**GOAL:** Collect all lines from the listing that include the string "this".

(Plotting code records)
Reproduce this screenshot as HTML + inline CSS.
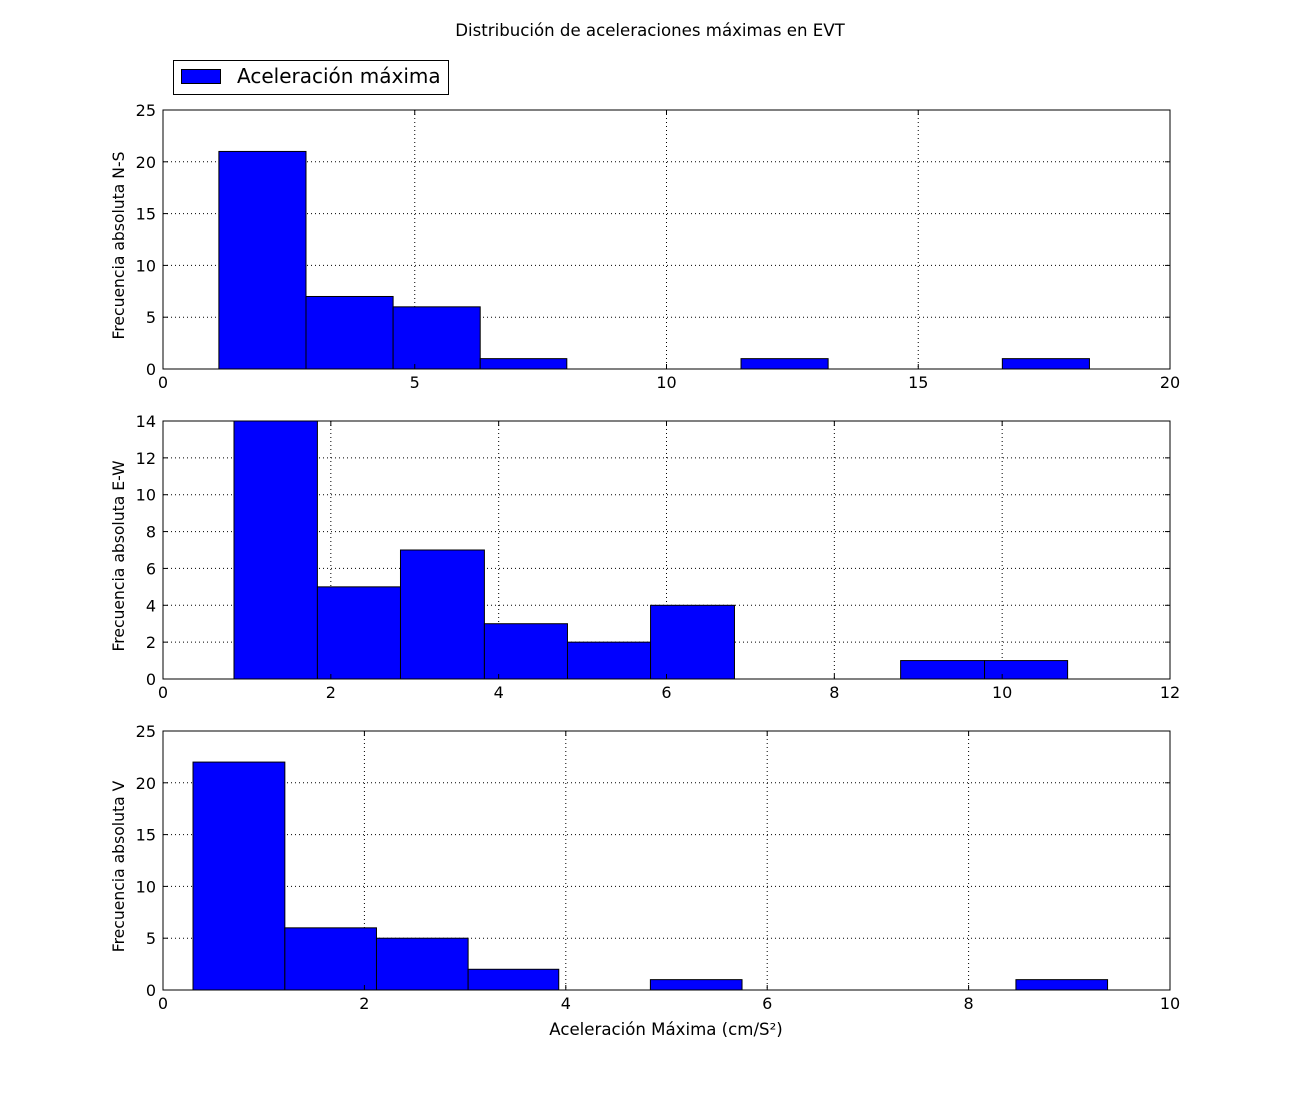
<!DOCTYPE html>
<html><head><meta charset="utf-8"><style>
body{margin:0;background:#fff;}
svg{display:block;font-family:"DejaVu Sans","Liberation Sans",sans-serif;}
</style></head><body>
<svg id="c" width="1300" height="1100" viewBox="0 0 1300 1100">
<text x="650" y="36" text-anchor="middle" font-size="16.6">Distribución de aceleraciones máximas en EVT</text>
<g>
<rect x="173.5" y="60.5" width="275" height="34" fill="#fff" stroke="#000"/>
<rect x="181.5" y="69.5" width="39" height="14" fill="#0000ff" stroke="#000"/>
<text x="237" y="83" font-size="20">Aceleración máxima</text>
</g>
<text x="666" y="1035" text-anchor="middle" font-size="16.6">Aceleración Máxima (cm/S²)</text>
</svg>
<script>
const nsEdges=[1.11,2.84,4.57,6.30,8.02,9.75,11.48,13.21,14.94,16.67,18.40];
const nsCounts=[21,7,6,1,0,0,1,0,0,1];
const nsXTicks=[0,5,10,15,20];
const nsYTicks=[0,5,10,15,20,25];
const ewEdges=[0.846,1.84,2.83,3.83,4.82,5.81,6.81,7.80,8.79,9.79,10.78];
const ewCounts=[14,5,7,3,2,4,0,0,1,1];
const ewXTicks=[0,2,4,6,8,10,12];
const ewYTicks=[0,2,4,6,8,10,12,14];
const vEdges=[0.298,1.21,2.12,3.03,3.93,4.84,5.75,6.66,7.57,8.47,9.38];
const vCounts=[22,6,5,2,0,1,0,0,0,1];
const vXTicks=[0,2,4,6,8,10];
const vYTicks=[0,5,10,15,20,25];
const svg=document.getElementById('c');
const NS='http://www.w3.org/2000/svg';
function mk(t,a,p){const e=document.createElementNS(NS,t);for(const k in a)e.setAttribute(k,a[k]);p.appendChild(e);return e;}
function panel(name,label,edges,counts,xt,yt,top,bot){
 const L=163,R=1170;
 const xmax=xt[xt.length-1],ymax=yt[yt.length-1];
 const X=v=>L+v/xmax*(R-L), Y=v=>bot-v/ymax*(bot-top);
 const g=mk('g',{},svg);
 
 
 xt.forEach(v=>{if(v>0&&v<xmax){const l=mk('line',{x1:X(v),x2:X(v),y1:top,y2:bot,stroke:'#000','stroke-dasharray':'1,3','stroke-width':1},g);
 
 }});
 yt.forEach(v=>{if(v>0&&v<ymax){const l=mk('line',{x1:L,x2:R,y1:Y(v),y2:Y(v),stroke:'#000','stroke-dasharray':'1,3','stroke-width':1},g);
 
 }});
 counts.forEach((c,i)=>{if(c>0){const r=mk('rect',{x:X(edges[i]),y:Y(c),width:X(edges[i+1])-X(edges[i]),height:bot-Y(c),fill:'#0000ff',stroke:'#000','stroke-width':1},g);
 
 }});
 const f=mk('rect',{x:L,y:top,width:R-L,height:bot-top,fill:'none',stroke:'#000','stroke-width':1},g);
 
 
 xt.forEach(v=>{mk('line',{x1:X(v),x2:X(v),y1:bot,y2:bot-5,stroke:'#000'},g);mk('line',{x1:X(v),x2:X(v),y1:top,y2:top+5,stroke:'#000'},g);
 const t=mk('text',{x:X(v),y:bot+19,'text-anchor':'middle','font-size':16},g);t.textContent=v;
 
 });
 yt.forEach(v=>{mk('line',{x1:L,x2:L+5,y1:Y(v),y2:Y(v),stroke:'#000'},g);mk('line',{x1:R,x2:R-5,y1:Y(v),y2:Y(v),stroke:'#000'},g);
 const t=mk('text',{x:L-7,y:Y(v)+6,'text-anchor':'end','font-size':16},g);t.textContent=v;
 
 });
 const yl=mk('text',{x:0,y:0,transform:`translate(124,${(top+bot)/2+6}) rotate(-90)`,'text-anchor':'middle','font-size':15.6},g);
 yl.textContent=label;
 
 
}
panel('ns','Frecuencia absoluta N-S',nsEdges,nsCounts,nsXTicks,nsYTicks,110,369);
panel('ew','Frecuencia absoluta E-W',ewEdges,ewCounts,ewXTicks,ewYTicks,421,679);
panel('v','Frecuencia absoluta V',vEdges,vCounts,vXTicks,vYTicks,731,990);
</script>
</body></html>
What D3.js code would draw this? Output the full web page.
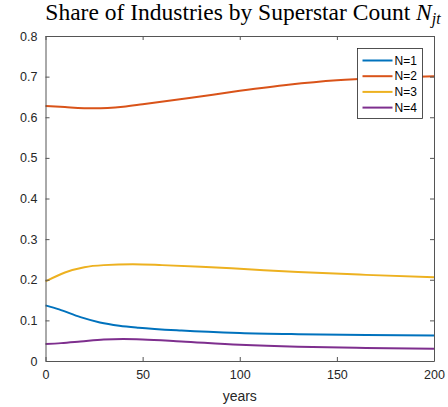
<!DOCTYPE html>
<html>
<head>
<meta charset="utf-8">
<script src="https://cdn.jsdelivr.net/npm/d3@7"></script>
<style>
  body { margin: 0; background: #fff; }
  svg { display: block; }
</style>
</head>
<body>
<svg id="chart"></svg>
<script>
// data
const years1 = [0, 7, 18, 28, 38, 48, 70, 100, 130, 165, 200];
const share1 = [0.137, 0.127, 0.108, 0.095, 0.087, 0.082, 0.075, 0.069, 0.066, 0.064, 0.063];
const years2 = [0, 10, 25, 40, 50, 75, 100, 125, 150, 175, 200];
const share2 = [0.628, 0.625, 0.622, 0.626, 0.632, 0.648, 0.665, 0.680, 0.691, 0.697, 0.701];
const years3 = [0, 10, 20, 30, 45, 60, 80, 100, 130, 165, 200];
const share3 = [0.196, 0.218, 0.231, 0.236, 0.238, 0.236, 0.232, 0.227, 0.219, 0.212, 0.206];
const years4 = [0, 8, 18, 30, 40, 50, 70, 100, 130, 165, 200];
const share4 = [0.042, 0.044, 0.048, 0.053, 0.054, 0.053, 0.048, 0.040, 0.035, 0.032, 0.030];
const seriesNames = ['N=1', 'N=2', 'N=3', 'N=4'];
const colors = ['#0072BD', '#D95319', '#EDB120', '#7E2F8E'];
const xTicks = [0, 50, 100, 150, 200];
const yTicks = [0, 0.1, 0.2, 0.3, 0.4, 0.5, 0.6, 0.7, 0.8];

const series = [
  years1.map((y, i) => [y, share1[i]]),
  years2.map((y, i) => [y, share2[i]]),
  years3.map((y, i) => [y, share3[i]]),
  years4.map((y, i) => [y, share4[i]])
];

const W = 448, H = 407;
const m = { left: 45.5, right: 14, top: 36, bottom: 46 };
const axisColor = '#262626';

const svg = d3.select('#chart')
  .attr('width', W)
  .attr('height', H)
  .style('font-family', '"Liberation Sans", Arial, sans-serif');

const x = d3.scaleLinear().domain([0, 200]).range([m.left, W - m.right]);
const y = d3.scaleLinear().domain([0, 0.8]).range([H - m.bottom, m.top]);

const line = d3.line()
  .x(d => x(d[0]))
  .y(d => y(d[1]))
  .curve(d3.curveMonotoneX);

svg.selectAll('.series')
  .data(series)
  .join('path')
  .attr('class', 'series')
  .attr('d', line)
  .attr('fill', 'none')
  .attr('stroke', (d, i) => colors[i])
  .attr('stroke-width', 2);

// axes, ticks inward like matlab
const styleAxis = g => {
  g.select('.domain').attr('stroke', '#555');
  g.selectAll('.tick line').attr('stroke', '#555');
  g.selectAll('.tick text').attr('fill', axisColor).style('font-size', '12.5px');
};

svg.append('g')
  .attr('transform', `translate(0,${H - m.bottom})`)
  .call(d3.axisBottom(x).tickValues(xTicks).tickSizeInner(-4).tickSizeOuter(0).tickPadding(9))
  .call(styleAxis);
svg.append('g')
  .attr('transform', `translate(0,${m.top})`)
  .call(d3.axisTop(x).tickValues(xTicks).tickSizeInner(-4).tickSizeOuter(0).tickFormat(''))
  .call(styleAxis);
svg.append('g')
  .attr('transform', `translate(${m.left},0)`)
  .call(d3.axisLeft(y).tickValues(yTicks).tickSizeInner(-4).tickSizeOuter(0).tickPadding(8).tickFormat(d3.format('')))
  .call(styleAxis);
svg.append('g')
  .attr('transform', `translate(${W - m.right},0)`)
  .call(d3.axisRight(y).tickValues(yTicks).tickSizeInner(-4).tickSizeOuter(0).tickFormat(''))
  .call(styleAxis);

svg.append('text')
  .attr('x', (x(0) + x(200)) / 2)
  .attr('y', H - 6)
  .attr('text-anchor', 'middle')
  .attr('fill', axisColor)
  .style('font-size', '14px')
  .text('years');

// title
const title = svg.append('text')
  .attr('x', 243)
  .attr('y', 20)
  .attr('text-anchor', 'middle')
  .attr('fill', '#000')
  .style('font-family', '"Liberation Serif", "Times New Roman", serif')
  .style('font-size', '23.5px')
  .text('Share of Industries by Superstar Count ');
title.append('tspan')
  .style('font-style', 'italic')
  .text('N');
title.append('tspan')
  .attr('dy', 4)
  .style('font-style', 'italic')
  .style('font-size', '16px')
  .text('jt');

// legend
const lg = svg.append('g').attr('transform', 'translate(357.5,48.5)');
lg.append('rect')
  .attr('width', 65)
  .attr('height', 70)
  .attr('fill', '#fff')
  .attr('stroke', axisColor)
  .attr('stroke-width', 0.8);
const items = lg.selectAll('.item')
  .data(seriesNames)
  .join('g')
  .attr('class', 'item')
  .attr('transform', (d, i) => `translate(0,${12 + i * 15.7})`);
items.append('line')
  .attr('x1', 5).attr('x2', 35)
  .attr('stroke', (d, i) => colors[i])
  .attr('stroke-width', 2);
items.append('text')
  .attr('x', 37)
  .attr('dy', '0.35em')
  .attr('fill', '#000')
  .style('font-size', '12px')
  .text(d => d);
</script>
</body>
</html>
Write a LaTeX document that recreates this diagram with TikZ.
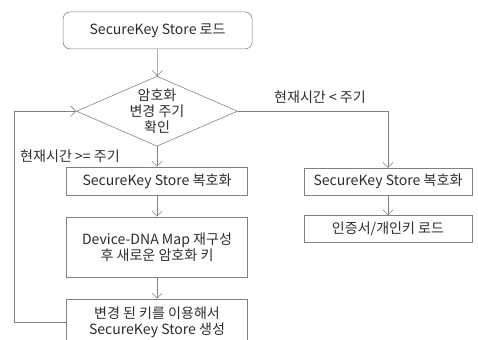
\documentclass[tikz,border=0pt]{standalone}
\usepackage{fontspec}
\setmainfont{Noto Sans CJK KR}
\definecolor{linegray}{RGB}{128,128,128}
\definecolor{textgray}{RGB}{45,45,45}
\usetikzlibrary{positioning, arrows.meta, shapes.geometric}

\begin{document}
\begin{tikzpicture}[
  box/.style={draw=linegray, thin, text=textgray, align=center, inner sep=1pt,
    minimum width=4.525cm, font=\fontsize{10}{11.6}\selectfont},
  startbox/.style={box, rounded corners=5pt, minimum width=4.725cm, minimum height=0.925cm},
  check/.style={draw=linegray, thin, diamond, aspect=2.3, inner sep=-5pt, text=textgray,
    align=center, minimum width=4.025cm, minimum height=1.75cm, font=\fontsize{10}{11.4}\selectfont},
  lbl/.style={text=textgray, font=\fontsize{10}{11}\selectfont, inner sep=0pt},
  arw/.style={-{Straight Barb[length=1.3mm, width=2.6mm]}, thin, linegray},
]
\clip (0,0) rectangle (11.95,-8.475);
% main column
\node[startbox] (load) at (3.94,-0.76) {SecureKey Store 로드};
\node[check] (chk) at (3.925,-2.78) {암호화\\변경 주기\\확인};
\node[box, minimum height=0.7cm] (dec) at (3.925,-4.525) {SecureKey Store 복호화};
\node[box, minimum height=1.5cm] (rebuild) at (3.925,-6.175) {Device-DNA Map 재구성\\후 새로운 암호화 키};
\node[box, minimum height=1.15cm] (gen) at (3.925,-8.05) {변경 된 키를 이용해서\\SecureKey Store 생성};
% right column
\node[box, minimum width=4.2cm, minimum height=0.675cm] (rdec) at (9.7,-4.54) {SecureKey Store 복호화};
\node[box, minimum width=4.2cm, minimum height=0.675cm] (cert) at (9.7,-5.725) {인증서/개인키 로드};
% branch labels
\node[lbl] (lt) at (8.0,-2.42) {현재시간 < 주기};
\node[lbl] (geq) at (1.75,-3.9) {현재시간 >= 주기};
\draw[arw] (load) -- (chk);
\draw[arw] (chk) -- (dec);
\draw[arw] (dec) -- (rebuild);
\draw[arw] (rebuild) -- (gen);
\draw[arw] (chk.east) -| (rdec.north);
\draw[arw] (rdec) -- (cert);
\draw[arw] (gen.west) -- ++(-1.3,0) |- (chk.west);
\end{tikzpicture}
\end{document}
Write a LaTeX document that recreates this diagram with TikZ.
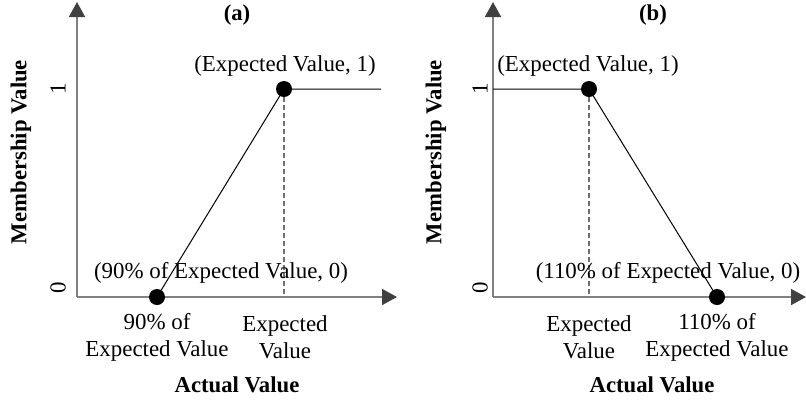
\documentclass[tikz,border=0pt]{standalone}
\usepackage{fontspec}
\setmainfont{Liberation Serif}
\usetikzlibrary{arrows.meta}
\definecolor{axisgray}{HTML}{808080}
\definecolor{tipgray}{HTML}{404040}
\definecolor{dashgray}{HTML}{707070}
\begin{document}
\begin{tikzpicture}[x=1bp,y=-1bp,
  font=\fontsize{23}{27}\selectfont,
  axisline/.style={draw=axisgray, line width=1.6bp, -{Triangle[length=15bp,width=16bp,color=tipgray]}},
  curve/.style={draw=black, line width=1bp},
  guide/.style={draw=dashgray, line width=1.2bp, dash pattern=on 5bp off 3bp},
  dot/.style={circle, fill=black, inner sep=0pt, minimum size=16bp},
  lbl/.style={inner sep=0pt},
  bold/.style={inner sep=0pt, font=\fontsize{22.8}{27}\selectfont\bfseries},
  tick/.style={inner sep=0pt, rotate=90}]
\useasboundingbox (0,0) rectangle (806,401);

% ---------------- panel (a) ----------------
\coordinate (aO) at (77,297);
\coordinate (aY) at (77,2);
\coordinate (aX) at (397,297);
\coordinate (aP1) at (157,297);
\coordinate (aP2) at (284,89);
\coordinate (aE) at (381,89);
\coordinate (aF) at (284,297);
\draw[guide] (aP2) -- (aF);
\draw[axisline] (aO) -- (aY);
\draw[axisline] (aO) -- (aX);
\draw[curve] (aP1) -- (aP2) -- (aE);
\node[dot] (ad1) at (aP1) {};
\node[dot] (ad2) at (aP2) {};

\node[bold] (atitle) at (237,15) {(a)};
\node[lbl] (alab2) at (285,66) {(Expected Value, 1)};
\node[lbl] (alab1) at (221,273) {(90\% of Expected Value, 0)};
\node[tick] (aone) at (58,89) {1};
\node[tick] (azero) at (58,288) {0};
\node[bold, rotate=90] (aylab) at (21,152) {Membership Value};
\node[lbl, align=center] (ax1) at (157,337) {90\% of\\Expected Value};
\node[lbl, align=center] (ax2) at (285,337) {Expected\\Value};
\node[bold] (axlab) at (237,385) {Actual Value};

% ---------------- panel (b) ----------------
\coordinate (bO) at (493,297);
\coordinate (bY) at (493,2);
\coordinate (bX) at (806,297);
\coordinate (bP1) at (589,89);
\coordinate (bP2) at (717,297);
\coordinate (bS) at (493,89);
\coordinate (bF) at (589,297);
\draw[guide] (bP1) -- (bF);
\draw[axisline] (bO) -- (bY);
\draw[axisline] (bO) -- (bX);
\draw[curve] (bS) -- (bP1) -- (bP2);
\node[dot] (bd1) at (bP1) {};
\node[dot] (bd2) at (bP2) {};

\node[bold] (btitle) at (653,15) {(b)};
\node[lbl] (blab1) at (588,66) {(Expected Value, 1)};
\node[lbl] (blab2) at (668,273) {(110\% of Expected Value, 0)};
\node[tick] (bone) at (480,89) {1};
\node[tick] (bzero) at (480,288) {0};
\node[bold, rotate=90] (bylab) at (436,152) {Membership Value};
\node[lbl, align=center] (bx1) at (589,337) {Expected\\Value};
\node[lbl, align=center] (bx2) at (717,337) {110\% of\\Expected Value};
\node[bold] (bxlab) at (652,385) {Actual Value};
\end{tikzpicture}
\end{document}
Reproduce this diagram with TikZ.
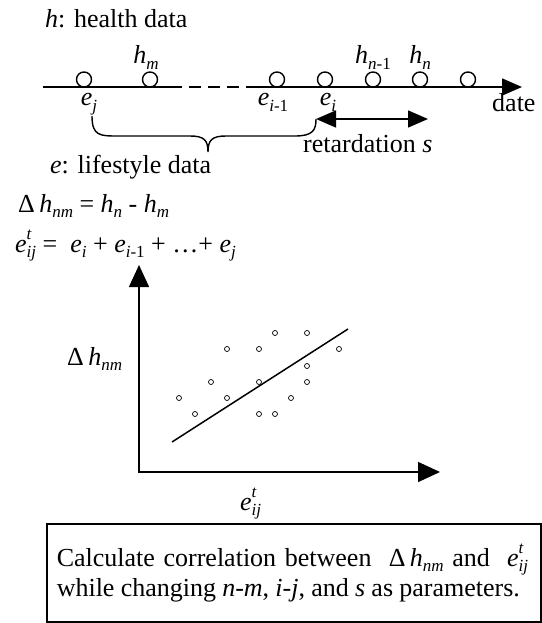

**RESPONSE:**
Reproduce this screenshot as HTML + inline CSS.
What D3.js code would draw this? Output the full web page.
Write a LaTeX document that recreates this diagram with TikZ.
Write a LaTeX document that recreates this diagram with TikZ.
Reproduce this diagram with TikZ.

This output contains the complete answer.